Tuttavia è necessario fare alcuni chiarimenti. Il gas russo infatti non è stato sottoposto a sanzioni dirette da parte dell’Ue, tant’è che viene ancora importato in quantità significative da Ungheria, Austria e altri paesi. Quello che è successo è che i paesi europei hanno iniziato a comprarne meno, e in molti casi non per loro scelta. Il crollo delle importazioni di gas russo in Europa e stata la conseguenza della guerra energetica lanciata da Mosca, che fin dalle prime fasi del conflitto in Ucraina ha militarizzato le forniture con l’obiettivo di costringere i governi dell’Ue ad abbandonare Kyiv.

A settembre del 2022 i canali social di Gazprom pubblicarono uno spot dal titolo «l’inverno sarà lungo e gelido», nel video si vedevano i tecnici della società che chiudevano i rubinetti e le città europee che venivano avvolte dal gelo invernale.

Qualche giorno prima il Cremlino aveva minacciato lo stop totale delle forniture fino a quando l’Ue non avrebbe ritirato tutte le sanzioni introdotte fino a quel momento, mentre Gazprom riduceva o interrompeva il volume delle forniture adducendo scuse come gli improvvisi guasti tecnici e le operazioni di manutenzione straordinaria.

Ciò nonostante i paesi europei non hanno ceduto accelerando con successo i programmi di diversificazione delle forniture, e nel 2023 la quota di gas russo sul totale importato dall’Ue si è ridotta al 15 per cento rispetto al 40-45 per cento del periodo prebellico. Gazprom ha pagato a caro prezzo la strategia del Cremlino.

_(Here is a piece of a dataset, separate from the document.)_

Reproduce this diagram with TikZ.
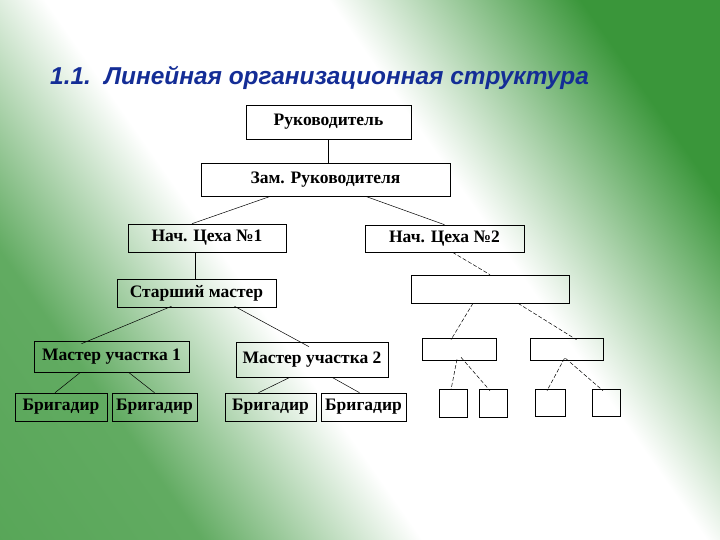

Dopo le entrate stratosferiche del primo anno di guerra causate dai prezzi fuori controllo, nei primi sei mesi del 2023 l’utile lordo della società si è ridotto del 40 per cento, gli utili netti sono crollati del 70 per cento. Il risultato è che Gazprom ha smesso di essere una società redditizia, e ora ha bisogno del supporto dello Stato per coprire le perdite e continuare a offrire ai russi (cittadini e imprese) gas a prezzi calmierati.

Il ruolo delle sanzioni 

Anche le sanzioni hanno avuto un ruolo nella caduta di Gazprom, ma indiretto, legato alla manutenzione degli impianti. Le restrizioni alle importazioni hanno tagliato fuori l’industria energetica russa dalla fornitura di alcune tecnologie cruciali, come le turbine che servono a muovere il metano attraverso i gasdotti e i pezzi di ricambio per ripararle.

L’unica soluzione per contenere la perdita del mercato europeo è dirottare le importazioni verso la Cina, il solo grande importatore alternativo che può essere connesso ai giacimenti russi. Mosca però non riesce a concludere l’accordo per la realizzazione del Power of Siberia 2, il gasdotto lungo 3550 chilometri che collegherebbe il mercato cinese ai grandi giacimenti della Siberia occidentale che rifornivano l’Europa.

Pechino continua a prendere tempo, negoziando per ottenere un prezzo al metro cubo di gran lunga inferiore a quelli pagati dai paesi europei. Per la Russia infatti la Cina è una controparte estremamente difficile, che ha tutte le caratteristiche che l’Ue non aveva: essere un compratore unico con tutto il potere negoziale dalla sua parte, un cliente che non permette al Cremlino di sfruttare il divide et impera che usava in Europa.